Wir wollten an diesem Tag nach Daleville wandern und machten uns deswegen bald auf den Weg, denn es war morgens schon warm und wieder sehr schwül. Das Wetter gab uns an dem Tag den Rest, wir tranken beide 4-6 Liter Wasser, gaben auch Elektrolyte dazu, aber irgendwie fühlten wir uns nicht fit. Wir hatten nix trockenes mehr am Körper und die Sonne stach regelrecht. In der Ferne hörten wir schon wieder das nächste Gewitter, aber es zog nicht zu uns, sondern hing am nächsten Ridge fest. Wir kamen dem Ort Daleville näher und die Straße dröhnte uns entgegen. Wir freuten uns, am Ort angekommen zu sein, aber dieser Verkehrslärm ist erschreckend, vor allem, wenn man tagelang nur Vogelgezwitscher, Regentropfen, Wind oder Gewitter gehört hat.
Wir brauchten nicht weit zum Howard Johnson Inn zu laufen, wir checkten ein und erkannten einige andere Hiker, die ebenfalls hier abgestiegen waren.
Das wars also für dieses Jahr mit dem Trail, wandernd zumindest, wir wollen hier aufhören und dann mit dem Auto Richtung New York fahren.
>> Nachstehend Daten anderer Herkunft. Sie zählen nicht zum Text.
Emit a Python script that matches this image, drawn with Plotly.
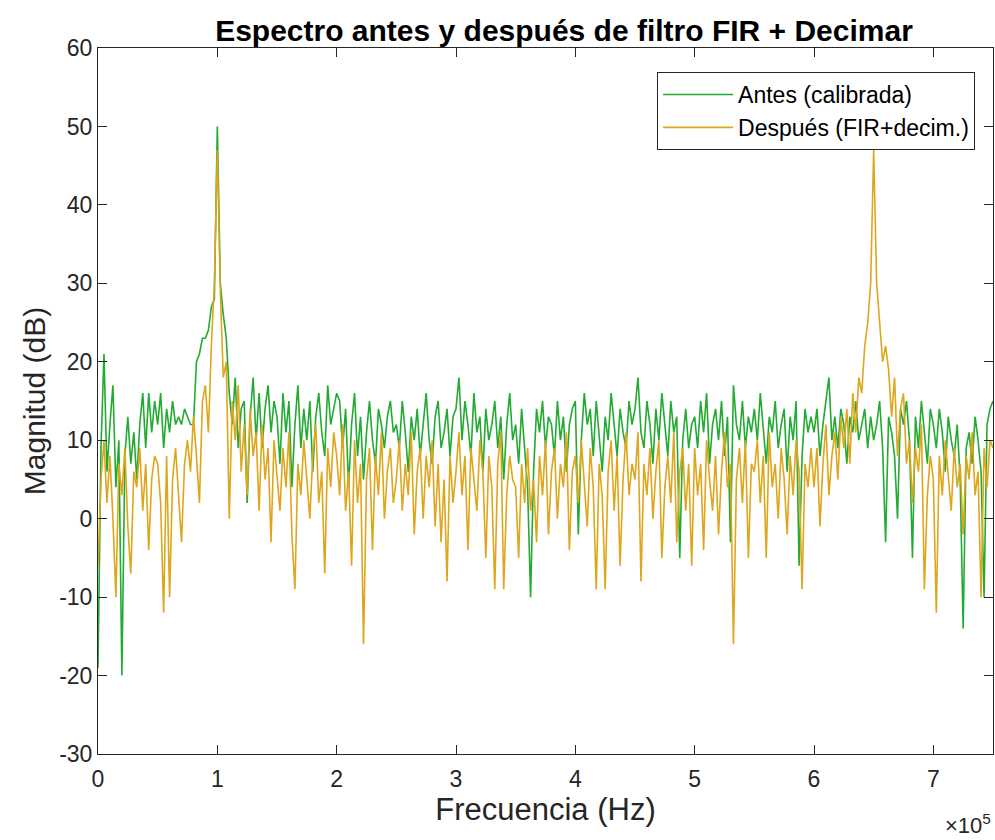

Wir hatten uns für diesen letzten Abschnitt des Sabbatjahres einfach zuviel vorgenommen und mußten das leider auch deswegen mit einigen gesundheitlichen Problemen bezahlen. Aber es war trotzdem wieder eine besondere Zeit auf dem Trail und wir haben viele tolle Menschen kennengelernt, nicht nur Trailangel, sondern auch andere Hiker, denen wir für ihren Thru-Hike weiterhin alles Gute wünschen: Pälzer, Mr.Toad, Penguin with Squeaker, Cat, Kat, Pockets, Silver Bullet, Learning and Roots, Botany and Pending, Delaware, Atlas (male), Atlas (female), John, Hoff, Puzzle, Giggles, Alpine, Honeybun, Solo Amigo, Mama Bear, Deliberate, Ismael, Duck, Hawk, Zen, Twirls, Mowgli, Grizzleybear from Maine...
Macht es gut, ihr Lieben, es war toll, mit euch ein Stück zu gehen, das Shelter oder die Campsites zu teilen, bleibt Blasen- und Shint Splints frei und grüßt Katahdin von uns!